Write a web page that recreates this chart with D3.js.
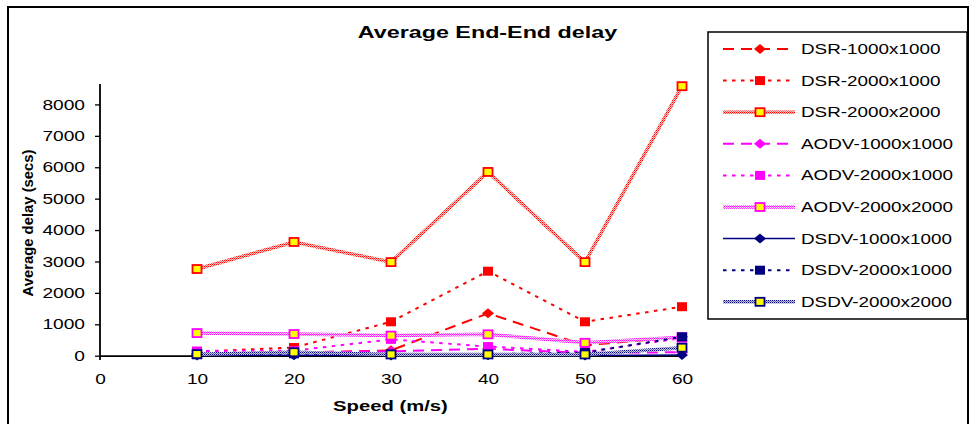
<!DOCTYPE html>
<html lang="en">
<head>
<meta charset="UTF-8">
<script src="https://d3js.org/d3.v7.min.js"></script>
<title>Average End-End delay</title>
<style>
  body { margin: 0; background: #fff; }
  text { font-family: "Liberation Sans", Arial, sans-serif; fill: #000; }
</style>
</head>
<body>
<div id="container"></div>
<script>
// data
var speeds = [10, 20, 30, 40, 50, 60];
var seriesNames = ["DSR-1000x1000", "DSR-2000x1000", "DSR-2000x2000",
                   "AODV-1000x1000", "AODV-2000x1000", "AODV-2000x2000",
                   "DSDV-1000x1000", "DSDV-2000x1000", "DSDV-2000x2000"];
var dsr1000x1000  = [40, 90, 170, 1350, 330, 600];
var dsr2000x1000  = [130, 260, 1080, 2690, 1080, 1560];
var dsr2000x2000  = [2760, 3620, 2980, 5850, 2980, 8580];
var aodv1000x1000 = [60, 110, 140, 220, 90, 110];
var aodv2000x1000 = [150, 160, 520, 290, 120, 560];
var aodv2000x2000 = [720, 690, 640, 680, 410, 590];
var dsdv1000x1000 = [8, 12, 10, 15, 9, 20];
var dsdv2000x1000 = [30, 60, 50, 45, 100, 600];
var dsdv2000x2000 = [50, 110, 40, 40, 40, 255];
var yTicks = [0, 1000, 2000, 3000, 4000, 5000, 6000, 7000, 8000];
var xTicks = [0, 10, 20, 30, 40, 50, 60];

var allValues = [dsr1000x1000, dsr2000x1000, dsr2000x2000,
                 aodv1000x1000, aodv2000x1000, aodv2000x2000,
                 dsdv1000x1000, dsdv2000x1000, dsdv2000x2000];

// style per series: colour, line kind, marker kind
var red = "#ff0000", magenta = "#ff00ff", navy = "#000080";
var styles = [
  {c: red, line: "dash", mark: "diamond"},
  {c: red, line: "dot", mark: "square"},
  {c: red, line: "thick", mark: "yellow"},
  {c: magenta, line: "dash", mark: "diamond"},
  {c: magenta, line: "dot", mark: "square"},
  {c: magenta, line: "thick", mark: "yellow"},
  {c: navy, line: "solid", mark: "diamond"},
  {c: navy, line: "dot", mark: "square"},
  {c: navy, line: "thick", mark: "yellow"}
];

var width = 971, height = 424;
var svg = d3.select("#container").append("svg")
  .attr("width", width).attr("height", height);

// stretch text horizontally like the reference picture
function stretch(sel, k) {
  sel.each(function() {
    var w = this.getComputedTextLength();
    d3.select(this).attr("textLength", w * k).attr("lengthAdjust", "spacingAndGlyphs");
  });
}

// textured patterns for the thick lines (dithered colour + light tint)
var defs = svg.append("defs");
var tints = {};
tints[red] = "#ffc0c0";
tints[magenta] = "#ffc8ff";
tints[navy] = "#c8c8e8";
[red, magenta, navy].forEach(function(c, i) {
  var p = defs.append("pattern").attr("id", "tex" + i)
    .attr("patternUnits", "userSpaceOnUse").attr("width", 2).attr("height", 2);
  p.append("rect").attr("width", 2).attr("height", 2).attr("fill", tints[c]);
  p.append("rect").attr("width", 1).attr("height", 1).attr("fill", c);
  p.append("rect").attr("x", 1).attr("y", 1).attr("width", 1).attr("height", 1).attr("fill", c).attr("opacity", 0.5);
});
function texId(c) { return c === red ? "url(#tex0)" : c === magenta ? "url(#tex1)" : "url(#tex2)"; }

// outer frame
svg.append("rect").attr("x", 8).attr("y", 7).attr("width", 960).attr("height", 440)
  .attr("fill", "none").attr("stroke", "#000").attr("stroke-width", 2);

var x = d3.scaleLinear().domain([0, 60]).range([100, 682]);
var y = d3.scaleLinear().domain([0, 8650]).range([355.7, 84]);

// title
var title = svg.append("text").attr("x", 487.5).attr("y", 37.5)
  .attr("text-anchor", "middle").style("font-weight", "bold").style("font-size", "17px")
  .text("Average End-End delay");
stretch(title, 1.37);

// y axis
var yAxis = svg.append("g").attr("transform", "translate(100,0)")
  .call(d3.axisLeft(y).tickValues(yTicks).tickSize(5).tickPadding(10).tickSizeOuter(0).tickFormat(d3.format("d")));
yAxis.select(".domain").attr("stroke-width", 1.8).attr("d", "M0,84V360");
yAxis.selectAll(".tick line").attr("stroke-width", 1.3);
yAxis.selectAll("text").style("font-size", "14.5px").attr("fill", "#000");
stretch(yAxis.selectAll("text"), 1.32);

// x axis
var xAxis = svg.append("g").attr("transform", "translate(0,355.7)")
  .call(d3.axisBottom(x).tickValues(xTicks).tickSize(0).tickSizeOuter(0));
xAxis.select(".domain").attr("stroke-width", 1.8);
xAxis.selectAll("text").style("font-size", "15px").attr("fill", "#000")
  .attr("y", 28.3).attr("dy", 0);
stretch(xAxis.selectAll("text"), 1.27);

// axis titles
var xt = svg.append("text").attr("x", 390.5).attr("y", 411)
  .attr("text-anchor", "middle").style("font-weight", "bold").style("font-size", "15px")
  .text("Speed (m/s)");
stretch(xt, 1.35);
svg.append("text").attr("transform", "translate(33,223) rotate(-90)")
  .attr("text-anchor", "middle").style("font-weight", "bold").style("font-size", "14.5px")
  .attr("textLength", 147).attr("lengthAdjust", "spacingAndGlyphs")
  .text("Average delay (secs)");

function applyLine(sel, st) {
  if (st.line === "thick") {
    sel.attr("stroke", texId(st.c)).attr("stroke-width", 3.5);
  } else {
    sel.attr("stroke", st.c).attr("stroke-width", st.line === "solid" ? 1.5 : 2);
    if (st.line === "dash") sel.attr("stroke-dasharray", "11,7");
    if (st.line === "dot") sel.attr("stroke-dasharray", "3.5,5.5");
  }
  sel.attr("fill", "none");
}

function drawMarker(g, st, cx, cy) {
  if (st.mark === "diamond") {
    g.append("path").attr("d", "M" + (cx - 6) + "," + cy + "L" + cx + "," + (cy - 5) +
        "L" + (cx + 6) + "," + cy + "L" + cx + "," + (cy + 5) + "Z")
      .attr("fill", st.c);
  } else if (st.mark === "square") {
    g.append("rect").attr("x", cx - 5).attr("y", cy - 4.5).attr("width", 10).attr("height", 9)
      .attr("fill", st.c);
  } else {
    g.append("rect").attr("x", cx - 4.5).attr("y", cy - 4).attr("width", 9).attr("height", 8)
      .attr("fill", "#ffff00").attr("stroke", st.c).attr("stroke-width", 1.8);
  }
}

var line = d3.line().x(function(d, i) { return x(speeds[i]); }).y(function(d) { return y(d); });

var plot = svg.append("g");
allValues.forEach(function(vals, k) {
  var st = styles[k];
  var g = plot.append("g");
  applyLine(g.append("path").attr("d", line(vals)), st);
  vals.forEach(function(v, i) { drawMarker(g, st, x(speeds[i]), y(v)); });
});

// legend
var legend = svg.append("g");
legend.append("rect").attr("x", 708).attr("y", 32).attr("width", 259).attr("height", 287)
  .attr("fill", "#fff").attr("stroke", "#000").attr("stroke-width", 1.5);
seriesNames.forEach(function(name, k) {
  var st = styles[k];
  var cy = 49 + k * 31.6;
  applyLine(legend.append("path").attr("d", "M723," + cy + "H795"), st);
  drawMarker(legend, st, 760, cy);
  var t = legend.append("text").attr("x", 801).attr("y", cy + 5)
    .style("font-size", "14.5px").text(name);
  stretch(t, 1.3);
});
</script>
</body>
</html>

## Written request
Make an exact copy of the listing above. Do not include the pictures.

## Exercise solution
Write a web page that recreates this chart with D3.js.
<!DOCTYPE html>
<html lang="en">
<head>
<meta charset="UTF-8">
<script src="https://d3js.org/d3.v7.min.js"></script>
<title>Average End-End delay</title>
<style>
  body { margin: 0; background: #fff; }
  text { font-family: "Liberation Sans", Arial, sans-serif; fill: #000; }
</style>
</head>
<body>
<div id="container"></div>
<script>
// data
var speeds = [10, 20, 30, 40, 50, 60];
var seriesNames = ["DSR-1000x1000", "DSR-2000x1000", "DSR-2000x2000",
                   "AODV-1000x1000", "AODV-2000x1000", "AODV-2000x2000",
                   "DSDV-1000x1000", "DSDV-2000x1000", "DSDV-2000x2000"];
var dsr1000x1000  = [40, 90, 170, 1350, 330, 600];
var dsr2000x1000  = [130, 260, 1080, 2690, 1080, 1560];
var dsr2000x2000  = [2760, 3620, 2980, 5850, 2980, 8580];
var aodv1000x1000 = [60, 110, 140, 220, 90, 110];
var aodv2000x1000 = [150, 160, 520, 290, 120, 560];
var aodv2000x2000 = [720, 690, 640, 680, 410, 590];
var dsdv1000x1000 = [8, 12, 10, 15, 9, 20];
var dsdv2000x1000 = [30, 60, 50, 45, 100, 600];
var dsdv2000x2000 = [50, 110, 40, 40, 40, 255];
var yTicks = [0, 1000, 2000, 3000, 4000, 5000, 6000, 7000, 8000];
var xTicks = [0, 10, 20, 30, 40, 50, 60];

var allValues = [dsr1000x1000, dsr2000x1000, dsr2000x2000,
                 aodv1000x1000, aodv2000x1000, aodv2000x2000,
                 dsdv1000x1000, dsdv2000x1000, dsdv2000x2000];

// style per series: colour, line kind, marker kind
var red = "#ff0000", magenta = "#ff00ff", navy = "#000080";
var styles = [
  {c: red, line: "dash", mark: "diamond"},
  {c: red, line: "dot", mark: "square"},
  {c: red, line: "thick", mark: "yellow"},
  {c: magenta, line: "dash", mark: "diamond"},
  {c: magenta, line: "dot", mark: "square"},
  {c: magenta, line: "thick", mark: "yellow"},
  {c: navy, line: "solid", mark: "diamond"},
  {c: navy, line: "dot", mark: "square"},
  {c: navy, line: "thick", mark: "yellow"}
];

var width = 971, height = 424;
var svg = d3.select("#container").append("svg")
  .attr("width", width).attr("height", height);

// stretch text horizontally like the reference picture
function stretch(sel, k) {
  sel.each(function() {
    var w = this.getComputedTextLength();
    d3.select(this).attr("textLength", w * k).attr("lengthAdjust", "spacingAndGlyphs");
  });
}

// textured patterns for the thick lines (dithered colour + light tint)
var defs = svg.append("defs");
var tints = {};
tints[red] = "#ffc0c0";
tints[magenta] = "#ffc8ff";
tints[navy] = "#c8c8e8";
[red, magenta, navy].forEach(function(c, i) {
  var p = defs.append("pattern").attr("id", "tex" + i)
    .attr("patternUnits", "userSpaceOnUse").attr("width", 2).attr("height", 2);
  p.append("rect").attr("width", 2).attr("height", 2).attr("fill", tints[c]);
  p.append("rect").attr("width", 1).attr("height", 1).attr("fill", c);
  p.append("rect").attr("x", 1).attr("y", 1).attr("width", 1).attr("height", 1).attr("fill", c).attr("opacity", 0.5);
});
function texId(c) { return c === red ? "url(#tex0)" : c === magenta ? "url(#tex1)" : "url(#tex2)"; }

// outer frame
svg.append("rect").attr("x", 8).attr("y", 7).attr("width", 960).attr("height", 440)
  .attr("fill", "none").attr("stroke", "#000").attr("stroke-width", 2);

var x = d3.scaleLinear().domain([0, 60]).range([100, 682]);
var y = d3.scaleLinear().domain([0, 8650]).range([355.7, 84]);

// title
var title = svg.append("text").attr("x", 487.5).attr("y", 37.5)
  .attr("text-anchor", "middle").style("font-weight", "bold").style("font-size", "17px")
  .text("Average End-End delay");
stretch(title, 1.37);

// y axis
var yAxis = svg.append("g").attr("transform", "translate(100,0)")
  .call(d3.axisLeft(y).tickValues(yTicks).tickSize(5).tickPadding(10).tickSizeOuter(0).tickFormat(d3.format("d")));
yAxis.select(".domain").attr("stroke-width", 1.8).attr("d", "M0,84V360");
yAxis.selectAll(".tick line").attr("stroke-width", 1.3);
yAxis.selectAll("text").style("font-size", "14.5px").attr("fill", "#000");
stretch(yAxis.selectAll("text"), 1.32);

// x axis
var xAxis = svg.append("g").attr("transform", "translate(0,355.7)")
  .call(d3.axisBottom(x).tickValues(xTicks).tickSize(0).tickSizeOuter(0));
xAxis.select(".domain").attr("stroke-width", 1.8);
xAxis.selectAll("text").style("font-size", "15px").attr("fill", "#000")
  .attr("y", 28.3).attr("dy", 0);
stretch(xAxis.selectAll("text"), 1.27);

// axis titles
var xt = svg.append("text").attr("x", 390.5).attr("y", 411)
  .attr("text-anchor", "middle").style("font-weight", "bold").style("font-size", "15px")
  .text("Speed (m/s)");
stretch(xt, 1.35);
svg.append("text").attr("transform", "translate(33,223) rotate(-90)")
  .attr("text-anchor", "middle").style("font-weight", "bold").style("font-size", "14.5px")
  .attr("textLength", 147).attr("lengthAdjust", "spacingAndGlyphs")
  .text("Average delay (secs)");

function applyLine(sel, st) {
  if (st.line === "thick") {
    sel.attr("stroke", texId(st.c)).attr("stroke-width", 3.5);
  } else {
    sel.attr("stroke", st.c).attr("stroke-width", st.line === "solid" ? 1.5 : 2);
    if (st.line === "dash") sel.attr("stroke-dasharray", "11,7");
    if (st.line === "dot") sel.attr("stroke-dasharray", "3.5,5.5");
  }
  sel.attr("fill", "none");
}

function drawMarker(g, st, cx, cy) {
  if (st.mark === "diamond") {
    g.append("path").attr("d", "M" + (cx - 6) + "," + cy + "L" + cx + "," + (cy - 5) +
        "L" + (cx + 6) + "," + cy + "L" + cx + "," + (cy + 5) + "Z")
      .attr("fill", st.c);
  } else if (st.mark === "square") {
    g.append("rect").attr("x", cx - 5).attr("y", cy - 4.5).attr("width", 10).attr("height", 9)
      .attr("fill", st.c);
  } else {
    g.append("rect").attr("x", cx - 4.5).attr("y", cy - 4).attr("width", 9).attr("height", 8)
      .attr("fill", "#ffff00").attr("stroke", st.c).attr("stroke-width", 1.8);
  }
}

var line = d3.line().x(function(d, i) { return x(speeds[i]); }).y(function(d) { return y(d); });

var plot = svg.append("g");
allValues.forEach(function(vals, k) {
  var st = styles[k];
  var g = plot.append("g");
  applyLine(g.append("path").attr("d", line(vals)), st);
  vals.forEach(function(v, i) { drawMarker(g, st, x(speeds[i]), y(v)); });
});

// legend
var legend = svg.append("g");
legend.append("rect").attr("x", 708).attr("y", 32).attr("width", 259).attr("height", 287)
  .attr("fill", "#fff").attr("stroke", "#000").attr("stroke-width", 1.5);
seriesNames.forEach(function(name, k) {
  var st = styles[k];
  var cy = 49 + k * 31.6;
  applyLine(legend.append("path").attr("d", "M723," + cy + "H795"), st);
  drawMarker(legend, st, 760, cy);
  var t = legend.append("text").attr("x", 801).attr("y", cy + 5)
    .style("font-size", "14.5px").text(name);
  stretch(t, 1.3);
});
</script>
</body>
</html>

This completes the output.